Supplied records:
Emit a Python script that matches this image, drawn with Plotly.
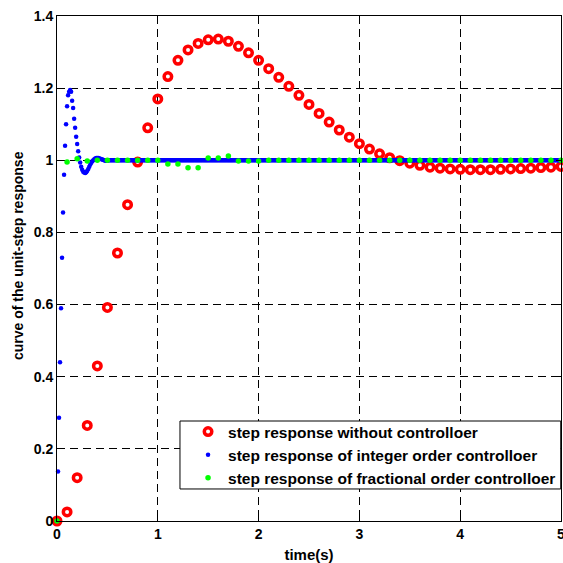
import plotly.graph_objects as go

# ---- data ----
t_red = [round(i * 0.1, 1) for i in range(51)]
red = [0.0, 0.025, 0.12, 0.265, 0.43, 0.592, 0.743, 0.877, 0.995, 1.09,
       1.17, 1.232, 1.277, 1.306, 1.324, 1.334, 1.336, 1.330, 1.316, 1.298,
       1.277, 1.254, 1.230, 1.205, 1.180, 1.155, 1.130, 1.106, 1.084, 1.064,
       1.046, 1.031, 1.018, 1.007, 0.999, 0.992, 0.986, 0.981, 0.978, 0.976,
       0.975, 0.974, 0.974, 0.974, 0.975, 0.976, 0.977, 0.978, 0.980, 0.981,
       0.983]

t_blue = [round(i * 0.01, 2) for i in range(501)]
blue_transient = [0.0, 0.137, 0.286, 0.44, 0.59, 0.73, 0.855, 0.96, 1.04, 1.10,
                  1.15, 1.18, 1.19, 1.195, 1.19, 1.165, 1.145, 1.115, 1.09, 1.065,
                  1.045, 1.025, 1.008, 0.994, 0.982, 0.974, 0.968, 0.966, 0.965, 0.967,
                  0.971, 0.976, 0.982, 0.988, 0.993, 0.997, 1.0, 1.003, 1.005, 1.006,
                  1.006, 1.006, 1.005, 1.004, 1.003, 1.002, 1.001, 1.0, 0.999, 0.999,
                  0.999]
blue_steady = [
    1, 1, 1, 1, 1, 1, 1, 1, 1, 1, 1, 1, 1, 1, 1, 1, 1, 1, 1, 1, 1, 1, 1, 1, 1, 1, 1, 1, 1, 1, 1, 1, 1, 1, 1, 1, 1, 1, 1, 1, 1, 1, 1, 1, 1, 1, 1, 1, 1, 1,
    1, 1, 1, 1, 1, 1, 1, 1, 1, 1, 1, 1, 1, 1, 1, 1, 1, 1, 1, 1, 1, 1, 1, 1, 1, 1, 1, 1, 1, 1, 1, 1, 1, 1, 1, 1, 1, 1, 1, 1, 1, 1, 1, 1, 1, 1, 1, 1, 1, 1,
    1, 1, 1, 1, 1, 1, 1, 1, 1, 1, 1, 1, 1, 1, 1, 1, 1, 1, 1, 1, 1, 1, 1, 1, 1, 1, 1, 1, 1, 1, 1, 1, 1, 1, 1, 1, 1, 1, 1, 1, 1, 1, 1, 1, 1, 1, 1, 1, 1, 1,
    1, 1, 1, 1, 1, 1, 1, 1, 1, 1, 1, 1, 1, 1, 1, 1, 1, 1, 1, 1, 1, 1, 1, 1, 1, 1, 1, 1, 1, 1, 1, 1, 1, 1, 1, 1, 1, 1, 1, 1, 1, 1, 1, 1, 1, 1, 1, 1, 1, 1,
    1, 1, 1, 1, 1, 1, 1, 1, 1, 1, 1, 1, 1, 1, 1, 1, 1, 1, 1, 1, 1, 1, 1, 1, 1, 1, 1, 1, 1, 1, 1, 1, 1, 1, 1, 1, 1, 1, 1, 1, 1, 1, 1, 1, 1, 1, 1, 1, 1, 1,
    1, 1, 1, 1, 1, 1, 1, 1, 1, 1, 1, 1, 1, 1, 1, 1, 1, 1, 1, 1, 1, 1, 1, 1, 1, 1, 1, 1, 1, 1, 1, 1, 1, 1, 1, 1, 1, 1, 1, 1, 1, 1, 1, 1, 1, 1, 1, 1, 1, 1,
    1, 1, 1, 1, 1, 1, 1, 1, 1, 1, 1, 1, 1, 1, 1, 1, 1, 1, 1, 1, 1, 1, 1, 1, 1, 1, 1, 1, 1, 1, 1, 1, 1, 1, 1, 1, 1, 1, 1, 1, 1, 1, 1, 1, 1, 1, 1, 1, 1, 1,
    1, 1, 1, 1, 1, 1, 1, 1, 1, 1, 1, 1, 1, 1, 1, 1, 1, 1, 1, 1, 1, 1, 1, 1, 1, 1, 1, 1, 1, 1, 1, 1, 1, 1, 1, 1, 1, 1, 1, 1, 1, 1, 1, 1, 1, 1, 1, 1, 1, 1,
    1, 1, 1, 1, 1, 1, 1, 1, 1, 1, 1, 1, 1, 1, 1, 1, 1, 1, 1, 1, 1, 1, 1, 1, 1, 1, 1, 1, 1, 1, 1, 1, 1, 1, 1, 1, 1, 1, 1, 1, 1, 1, 1, 1, 1, 1, 1, 1, 1, 1,
]
blue = blue_transient + blue_steady

t_green = [round(i * 0.1, 1) for i in range(51)]
green = [0.0, 0.995, 1.004, 0.998, 1.0, 1.0, 1.0, 1.0, 1.0, 1.0,
         1.0, 0.99, 0.99, 0.979, 0.979, 1.006, 1.006, 1.012, 0.998, 0.998,
         0.998, 1.0, 1.0, 1.0, 1.0, 1.0, 1.0, 1.0, 1.0, 1.0,
         1.0, 1.0, 1.0, 1.0, 1.0, 1.0, 1.0, 1.0, 1.0, 1.0,
         1.0, 1.0, 1.0, 1.0, 1.0, 1.0, 1.0, 1.0, 1.0, 1.0,
         1.0]

names = ["step response without controlloer",
         "step response of integer order controlloer",
         "step response of fractional order controlloer"]

x_ticks = [0, 1, 2, 3, 4, 5]
y_ticks = [0, 0.2, 0.4, 0.6, 0.8, 1.0, 1.2, 1.4]
y_ticktext = ["0", "0.2", "0.4", "0.6", "0.8", "1", "1.2", "1.4"]

x_title = "time(s)"
y_title = "curve of the unit-step response"

FONT = "Liberation Sans, Arial, sans-serif"

fig = go.Figure()
fig.add_trace(go.Scatter(
    x=t_red, y=red, mode="markers", name=names[0], cliponaxis=False,
    marker=dict(symbol="circle-open", size=7.5, color="#ff0000",
                line=dict(width=3.5, color="#ff0000"))))
fig.add_trace(go.Scatter(
    x=t_blue, y=blue, mode="markers", name=names[1], cliponaxis=False,
    marker=dict(symbol="circle", size=4.5, color="#0000ff")))
fig.add_trace(go.Scatter(
    x=t_green, y=green, mode="markers", name=names[2], cliponaxis=False,
    marker=dict(symbol="circle", size=5.5, color="#00ff00")))

axis_common = dict(
    showline=True, linecolor="black", linewidth=1, mirror="ticks",
    ticks="inside", ticklen=5, tickcolor="black", tickwidth=1,
    showgrid=True, gridcolor="black", gridwidth=1, griddash="8px,5px",
    zeroline=False, ticklabeloverflow="allow", automargin=False,
    tickfont=dict(family=FONT, size=14, color="black", weight="bold"),
)

fig.update_layout(
    width=563, height=563,
    margin=dict(l=57, r=2, t=16, b=42),
    paper_bgcolor="white", plot_bgcolor="white",
    font=dict(family=FONT, color="black"),
    xaxis=dict(range=[0, 5], tickvals=x_ticks,
               title=dict(text=x_title, standoff=9,
                          font=dict(family=FONT, size=15, color="black", weight="bold")),
               **axis_common),
    yaxis=dict(range=[0, 1.4], tickvals=y_ticks, ticktext=y_ticktext,
               **axis_common),
    annotations=[dict(text=y_title, textangle=-90, xref="paper", yref="paper",
                      x=-0.077, y=0.525, xanchor="center", yanchor="middle",
                      showarrow=False,
                      font=dict(family=FONT, size=14, color="black", weight="bold"))],
    legend=dict(x=0.26, xanchor="left", y=0.21, yanchor="top",
                bgcolor="rgba(0,0,0,0)", borderwidth=0,
                font=dict(family=FONT, size=15.5, color="black", weight="bold"),
                tracegroupgap=0),
    shapes=[dict(type="rect", xref="paper", yref="paper",
                 x0=0.244, x1=0.9995, y0=0.0634, y1=0.198,
                 fillcolor="white", line=dict(color="black", width=1),
                 layer="above")],
    showlegend=True,
)

fig.write_html("out.html")
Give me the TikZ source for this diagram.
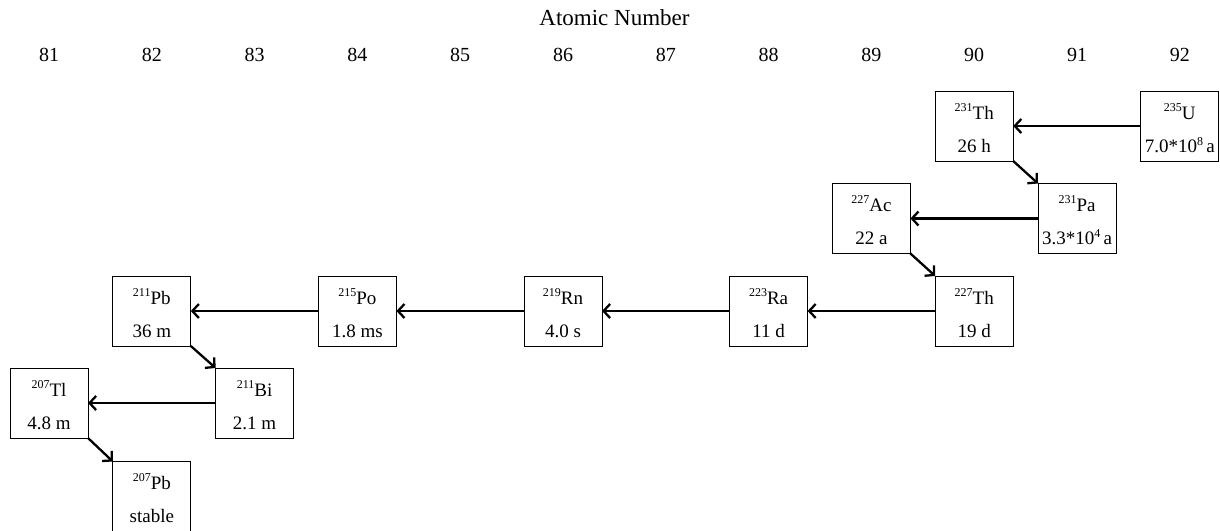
\documentclass[tikz,border=0pt]{standalone}
\usepackage{fontspec}
\setmainfont{Liberation Serif}
\usetikzlibrary{arrows.meta}

% isotope symbol with a raised mass number
\newcommand\isotope[2]{\raisebox{8pt}{\fontsize{12}{12}\selectfont #1}#2}
% power of ten with a raised exponent
\newcommand\powten[1]{10\raisebox{7pt}{\fontsize{12}{12}\selectfont #1}}

\begin{document}
\begin{tikzpicture}[x=1pt,y=-1pt,
  nuclide/.style={draw,line width=1pt,minimum width=78pt,minimum height=70pt,
                  inner sep=0pt,outer sep=0pt},
  line1/.style={anchor=base,inner sep=0pt,font=\fontsize{19}{19}\selectfont},
  zlabel/.style={anchor=base,inner sep=0pt,font=\fontsize{20}{20}\selectfont},
  decay/.style={line width=2.3pt,-{Straight Barb[length=6.5pt,width=14pt,line width=2.3pt]}}
]
\useasboundingbox (0,0) rectangle (1220,530);

% axis title and atomic numbers
\node[anchor=base,inner sep=0pt,font=\fontsize{23}{23}\selectfont] (title) at (614.5,25) {Atomic Number};
\foreach \z [count=\i from 0] in {81,...,92}
  \node[zlabel] (z\z) at (49+\i*102.8,61) {\z};

% nuclide boxes: name, position, symbol, half-life
\foreach \nm/\px/\py/\sym/\half in {
   u235/1179.8/126/{\isotope{235}{U}}/{7.0*\powten{8}\,a},
   th231/974.2/126/{\isotope{231}{Th}}/{26 h},
   pa231/1077/218.5/{\isotope{231}{Pa}}/{3.3*\powten{4}\,a},
   ac227/871.4/218.5/{\isotope{227}{Ac}}/{22 a},
   th227/974.2/311/{\isotope{227}{Th}}/{19 d},
   ra223/768.6/311/{\isotope{223}{Ra}}/{11 d},
   rn219/563/311/{\isotope{219}{Rn}}/{4.0 s},
   po215/357.4/311/{\isotope{215}{Po}}/{1.8 ms},
   pb211/151.8/311/{\isotope{211}{Pb}}/{36 m},
   bi211/254.6/403/{\isotope{211}{Bi}}/{2.1 m},
   tl207/49/403/{\isotope{207}{Tl}}/{4.8 m},
   pb207/151.8/496.5/{\isotope{207}{Pb}}/{stable}}
{
  \node[nuclide] (\nm) at (\px,\py) {};
  \node[line1] (\nm-sym) at ([yshift=-28pt]\nm.north) {\sym};
  \node[line1] (\nm-half) at ([yshift=-61pt]\nm.north) {\half};
}

% decay chain
\draw[decay] (u235.west) -- (th231.east);
\draw[decay] (th231.south east) -- (pa231.north west);
\draw[decay] (pa231.west) -- (ac227.east);
\draw[decay] (ac227.south east) -- (th227.north west);
\draw[decay] (th227.west) -- (ra223.east);
\draw[decay] (ra223.west) -- (rn219.east);
\draw[decay] (rn219.west) -- (po215.east);
\draw[decay] (po215.west) -- (pb211.east);
\draw[decay] (pb211.south east) -- (bi211.north west);
\draw[decay] (bi211.west) -- (tl207.east);
\draw[decay] (tl207.south east) -- (pb207.north west);
\end{tikzpicture}
\end{document}
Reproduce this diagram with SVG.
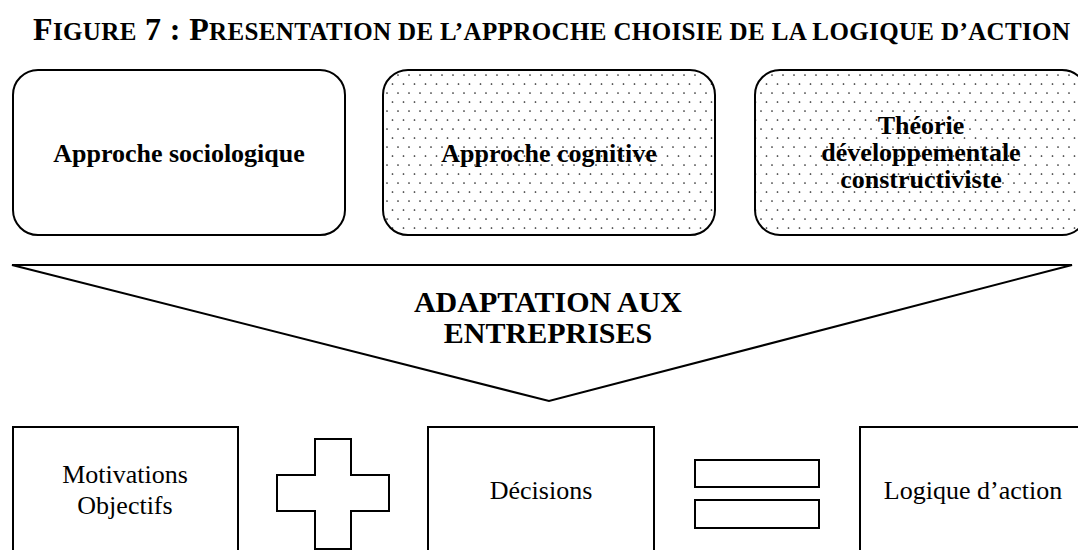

What to do: Return from the data every line that holds "this".

Response to the exercise:
Emit a Python script that matches this image, drawn with Plotly.
Give me the TikZ source for this diagram.
Reproduce this diagram with SVG.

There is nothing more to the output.